He who curtails his ambitions does so because they are curtailable

He who curtails his ambitions does so because they are curtailable

William Blake said something along the lines of this blog post title. I try to suppress my love for what I do but it’s just impossible. 

I have been thinking a lot on my break about finding a work life balance.

I maintain that a work life balance is good. I need to meditate.

I need to find time to go out into nature and cook (or at least make smoothies) and you know take care of the flat I share and stuff. But nothing can ever stop me from caring like I do.

As a student of non dual traditions and still to some extent of Buddhist traditions on the surface it might sound as if attachment is bad. But it’s the opposite. 

Caring about what you do is a great thing. And today that care came from an unexpected thing.

Once again, it was from Taylor Swift 

Taylor Swift, one of the greatest artists on the planet, inspires us all to dream fearlessly.

It was listening to her singing “seven” live the other day that made me remember my love of utilities. 

How much I love hydroelectric dams in the mountain. How great my love for these things is. I love them more than anything else in the world. I am so grateful for the people who came before me who actually put these things there. 

But today it was “so long London”. I was playing it on the piano and I almost began to cry.
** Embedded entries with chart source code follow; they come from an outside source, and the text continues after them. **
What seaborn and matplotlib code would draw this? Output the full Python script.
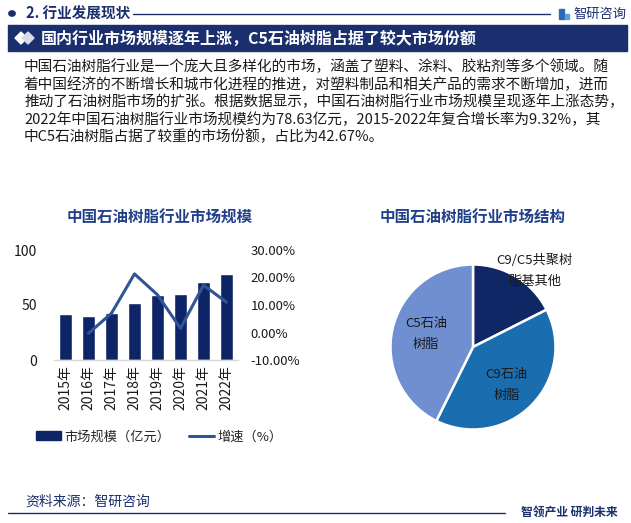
import matplotlib
matplotlib.use("Agg")
import matplotlib.pyplot as plt
from matplotlib.patches import Rectangle, Circle, Polygon, Patch
from matplotlib.lines import Line2D
import seaborn as sns
import pandas as pd

# ---------------- data ----------------
years = ["2015年", "2016年", "2017年", "2018年", "2019年", "2020年", "2021年", "2022年"]
market_size = [42.2, 40.0, 42.6, 51.7, 59.0, 59.9, 70.8, 78.63]      # 亿元
growth_years = ["2016年", "2017年", "2018年", "2019年", "2020年", "2021年", "2022年"]
growth = [-0.3, 7.0, 21.3, 13.7, 1.5, 17.2, 11.0]                      # %
left_ticks = [0, 50, 100]
right_ticks = [-10, 0, 10, 20, 30]

pie_labels = ["C9/C5共聚树\n脂基其他", "C9石油\n树脂", "C5石油\n树脂"]
pie_values = [17.53, 39.80, 42.67]

header_small = "2. 行业发展现状"
header_title = "国内行业市场规模逐年上涨，C5石油树脂占据了较大市场份额"
paragraph = [
    "中国石油树脂行业是一个庞大且多样化的市场，涵盖了塑料、涂料、胶粘剂等多个领域。随",
    "着中国经济的不断增长和城市化进程的推进，对塑料制品和相关产品的需求不断增加，进而",
    "推动了石油树脂市场的扩张。根据数据显示，中国石油树脂行业市场规模呈现逐年上涨态势，",
    "2022年中国石油树脂行业市场规模约为78.63亿元，2015-2022年复合增长率为9.32%，其",
    "中C5石油树脂占据了较重的市场份额，占比为42.67%。",
]
bar_title = "中国石油树脂行业市场规模"
pie_title = "中国石油树脂行业市场结构"
legend_labels = ["市场规模（亿元）", "增速（%）"]
source_text = "资料来源：智研咨询"
slogan = "智领产业 研判未来"
logo_text = "智研咨询"

# ---------------- style ----------------
sns.set_theme(style="white")
plt.rcParams["font.family"] = ["Noto Sans CJK SC", "DejaVu Sans"]
plt.rcParams["axes.unicode_minus"] = False

NAVY = "#1B2F6E"
BAR = "#0D2566"
LINE = "#2F5597"
TITLE_BLUE = "#22408A"
PIE_COLORS = ["#0F2764", "#1A6DAE", "#6F8FD1"]
TXT = "#1A1A1A"

W, H = 631, 523
fig = plt.figure(figsize=(W / 100, H / 100), dpi=100)
fig.patch.set_facecolor("white")


def fx(x):
    return x / W


def fy(y):
    return 1 - y / H


# ---------------- header ----------------
fig.patches.append(Circle((fx(12), fy(13.5)), 3.2 / W, transform=fig.transFigure,
                          color=NAVY, zorder=3))
fig.text(fx(26), fy(14), header_small, fontsize=10.5, fontweight="bold", color=NAVY,
         va="center", ha="left")
fig.lines.append(Line2D([fx(133), fx(550)], [fy(14), fy(14)], transform=fig.transFigure,
                        color=NAVY, lw=1.0))
# logo icon
fig.patches.append(Rectangle((fx(559), fy(19)), 5 / W, 10 / H, transform=fig.transFigure,
                             color="#2A6BB8"))
fig.patches.append(Rectangle((fx(565), fy(19)), 4 / W, 5 / H, transform=fig.transFigure,
                             color="#5AA0DC"))
fig.text(fx(573), fy(14), logo_text, fontsize=9.5, color=NAVY, va="center", ha="left")

# title band
fig.patches.append(Rectangle((fx(8), fy(51)), (627 - 8) / W, 26 / H, transform=fig.transFigure,
                             color=NAVY, zorder=1))
fig.patches.append(Polygon([[fx(15), fy(38)], [fx(21), fy(32)], [fx(27), fy(38)], [fx(21), fy(44)]],
                           closed=True, transform=fig.transFigure, color="white", zorder=2))
fig.patches.append(Polygon([[fx(22), fy(38)], [fx(28), fy(32)], [fx(34), fy(38)], [fx(28), fy(44)]],
                           closed=True, transform=fig.transFigure, color="#D8DCE8", zorder=2))
fig.text(fx(41), fy(38.5), header_title, fontsize=11.5, fontweight="bold", color="white",
         va="center", ha="left", zorder=3)

# paragraph
for i, line in enumerate(paragraph):
    fig.text(fx(24), fy(67 + i * 17.5), line, fontsize=10.55, color=TXT, va="center", ha="left")

# ---------------- bar + line chart ----------------
ax = fig.add_axes([fx(54), fy(360), (238 - 54) / W, 110 / H])
df = pd.DataFrame({"year": years, "size": market_size})
sns.barplot(data=df, x="year", y="size", color=BAR, saturation=1, width=0.55, ax=ax)
ax.set_xlim(-0.5, len(years) - 0.5)
ax.set_ylim(0, 100)
ax.set_yticks(left_ticks)
ax.set_yticklabels([str(t) for t in left_ticks])
ax.set_xlabel("")
ax.set_ylabel("")
ax.tick_params(axis="y", length=0, pad=12, labelsize=10, colors=TXT)
ax.tick_params(axis="x", length=0, pad=4, labelsize=10, colors=TXT)
for lab in ax.get_xticklabels():
    lab.set_rotation(90)
    lab.set_va("top")
    lab.set_ha("center")
for s in ["top", "right", "left"]:
    ax.spines[s].set_visible(False)
ax.spines["bottom"].set_color("#D9D9D9")
ax.spines["bottom"].set_linewidth(1.0)
ax.patch.set_alpha(0)

ax2 = ax.twinx()
gdf = pd.DataFrame({"pos": [years.index(y) for y in growth_years], "growth": growth})
sns.lineplot(data=gdf, x="pos", y="growth", color=LINE, lw=2.2, ax=ax2)
ax2.set_xlim(-0.5, len(years) - 0.5)
ax2.set_ylim(-10, 30)
ax2.set_yticks(right_ticks)
ax2.set_yticklabels([f"{t:.2f}%" for t in right_ticks])
ax2.set_ylabel("")
ax2.tick_params(axis="y", length=0, pad=9, labelsize=9.5, colors=TXT)
for s in ["top", "right", "left", "bottom"]:
    ax2.spines[s].set_visible(False)

fig.text(fx(160), fy(218), bar_title, fontsize=11.2, fontweight="bold", color=TITLE_BLUE,
         ha="center", va="center")

handles = [Patch(facecolor=BAR, edgecolor=BAR), Line2D([0], [0], color=LINE, lw=2.2)]
fig.legend(handles, legend_labels, loc="center left", bbox_to_anchor=(fx(36), fy(437)),
           frameon=False, ncol=2, fontsize=9.5, handlelength=1.9, handleheight=0.65,
           handletextpad=0.25, columnspacing=1.4, borderpad=0, borderaxespad=0)

# ---------------- pie chart ----------------
R = 82.5
pax = fig.add_axes([fx(473 - R), fy(347 + R), 2 * R / W, 2 * R / H])
wedges, texts = pax.pie(pie_values, labels=pie_labels, colors=PIE_COLORS, startangle=90,
                        counterclock=False, labeldistance=0.6,
                        wedgeprops=dict(edgecolor="white", linewidth=1.8),
                        textprops=dict(fontsize=9.5, color=TXT, ha="center", va="center",
                                       linespacing=1.8))
texts[0].set_position((0.75, 0.92))
texts[1].set_position((0.41, -0.46))
texts[2].set_position((-0.57, 0.16))
pax.set_xlim(-1, 1)
pax.set_ylim(-1, 1)
pax.set_aspect("equal")
pax.axis("off")

fig.text(fx(473), fy(217), pie_title, fontsize=11.2, fontweight="bold", color=TITLE_BLUE,
         ha="center", va="center")

# ---------------- footer ----------------
fig.text(fx(25), fy(502), source_text, fontsize=10, color=NAVY, va="center", ha="left")
fig.lines.append(Line2D([fx(8), fx(505)], [fy(513), fy(513)], transform=fig.transFigure,
                        color=NAVY, lw=1.0))
fig.text(fx(618), fy(513), slogan, fontsize=8.5, fontweight="bold", color=NAVY,
         va="center", ha="right")

fig.savefig("out.png", dpi=100, facecolor="white")
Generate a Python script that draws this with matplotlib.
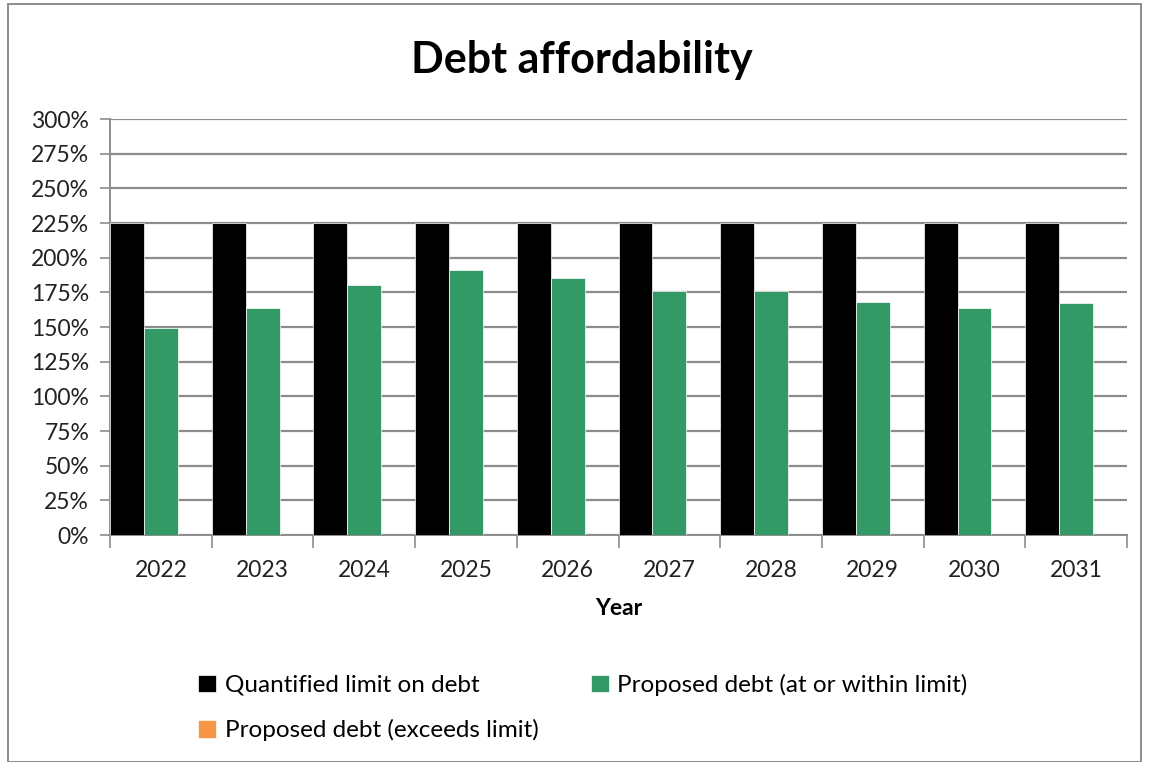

Her melodies, chords and lyrics are so perfect. They sync up so perfectly. They are so unexpected. They are so perfect. Playing them on the piano can make me cry.

But today they made me care.

I cannot stop caring about my dream of the utilities

And I cannot stop caring about my dream of continuing to be a software engineer

And I absolutely most of all cannot stop caring about my dream to combine them both but especially the utilities bit

That’s funny cos I had been planning to say the software engineering bit

I especially love the software engineering bit but maybe it’s both.

I cannot do what I want to do for utilities without becoming a properly fledged engineer. And I need to grow as an engineer I lot. I have three goals:
  • To continue to care deeply about my work
  • To continue to do my job to the best of my ability
  • To continue to learn Python on the side
After that I have to focus. 

I need a work life balance.

I will be a better software engineer and a better person for having a balance in my life. I want to go out into nature and meditate. 

I want to play the piano. 

Susanna takes a selfie of herself leaning against a black piano. Half her face is reflected in the piano. The windows show a beautiful green garden outside. Susanna has messy hair demonstrating her holiday mode.

I want to go for long walks again.

But most of all I want to continue to care passionately about what I do.